── RAW DATA ──
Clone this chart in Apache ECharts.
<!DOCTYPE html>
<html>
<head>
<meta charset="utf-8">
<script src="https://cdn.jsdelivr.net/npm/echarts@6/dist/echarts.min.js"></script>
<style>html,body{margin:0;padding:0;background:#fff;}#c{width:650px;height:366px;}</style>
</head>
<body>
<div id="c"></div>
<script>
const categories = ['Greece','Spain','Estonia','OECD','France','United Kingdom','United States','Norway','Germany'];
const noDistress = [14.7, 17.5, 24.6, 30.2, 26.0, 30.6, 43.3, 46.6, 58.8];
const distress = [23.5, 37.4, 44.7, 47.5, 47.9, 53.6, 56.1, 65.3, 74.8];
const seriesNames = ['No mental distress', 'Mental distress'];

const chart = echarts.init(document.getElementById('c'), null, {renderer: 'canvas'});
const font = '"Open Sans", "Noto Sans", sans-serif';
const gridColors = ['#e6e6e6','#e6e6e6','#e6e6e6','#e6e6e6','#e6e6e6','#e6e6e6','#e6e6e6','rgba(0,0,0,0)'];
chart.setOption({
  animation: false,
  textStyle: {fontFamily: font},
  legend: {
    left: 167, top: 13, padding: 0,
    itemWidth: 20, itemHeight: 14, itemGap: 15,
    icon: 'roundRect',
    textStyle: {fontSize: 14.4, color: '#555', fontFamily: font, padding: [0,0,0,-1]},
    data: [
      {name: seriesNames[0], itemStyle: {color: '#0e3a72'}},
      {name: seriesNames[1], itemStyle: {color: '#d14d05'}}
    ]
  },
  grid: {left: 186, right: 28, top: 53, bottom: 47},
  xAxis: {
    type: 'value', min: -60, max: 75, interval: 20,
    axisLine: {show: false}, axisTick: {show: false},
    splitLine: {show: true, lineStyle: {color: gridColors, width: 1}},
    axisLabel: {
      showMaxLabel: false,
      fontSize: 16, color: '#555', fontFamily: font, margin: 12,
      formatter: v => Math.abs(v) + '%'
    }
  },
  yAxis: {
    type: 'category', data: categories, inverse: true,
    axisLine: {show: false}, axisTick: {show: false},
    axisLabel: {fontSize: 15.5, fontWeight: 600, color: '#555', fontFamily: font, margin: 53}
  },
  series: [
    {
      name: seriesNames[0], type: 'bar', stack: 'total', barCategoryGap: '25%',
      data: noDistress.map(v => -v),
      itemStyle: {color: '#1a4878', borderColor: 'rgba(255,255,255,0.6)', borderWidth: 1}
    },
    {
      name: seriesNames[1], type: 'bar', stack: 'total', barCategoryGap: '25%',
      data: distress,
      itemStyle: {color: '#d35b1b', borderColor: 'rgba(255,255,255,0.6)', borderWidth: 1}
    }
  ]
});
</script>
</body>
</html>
───
TASK DESCRIPTION :: Starting at the first line of the data above, please restate word for word every line up to and including the one that holds "const seriesNames = ['No", and add nothing else.

PROBLEM SOLUTION ::
Clone this chart in Apache ECharts.
<!DOCTYPE html>
<html>
<head>
<meta charset="utf-8">
<script src="https://cdn.jsdelivr.net/npm/echarts@6/dist/echarts.min.js"></script>
<style>html,body{margin:0;padding:0;background:#fff;}#c{width:650px;height:366px;}</style>
</head>
<body>
<div id="c"></div>
<script>
const categories = ['Greece','Spain','Estonia','OECD','France','United Kingdom','United States','Norway','Germany'];
const noDistress = [14.7, 17.5, 24.6, 30.2, 26.0, 30.6, 43.3, 46.6, 58.8];
const distress = [23.5, 37.4, 44.7, 47.5, 47.9, 53.6, 56.1, 65.3, 74.8];
const seriesNames = ['No mental distress', 'Mental distress'];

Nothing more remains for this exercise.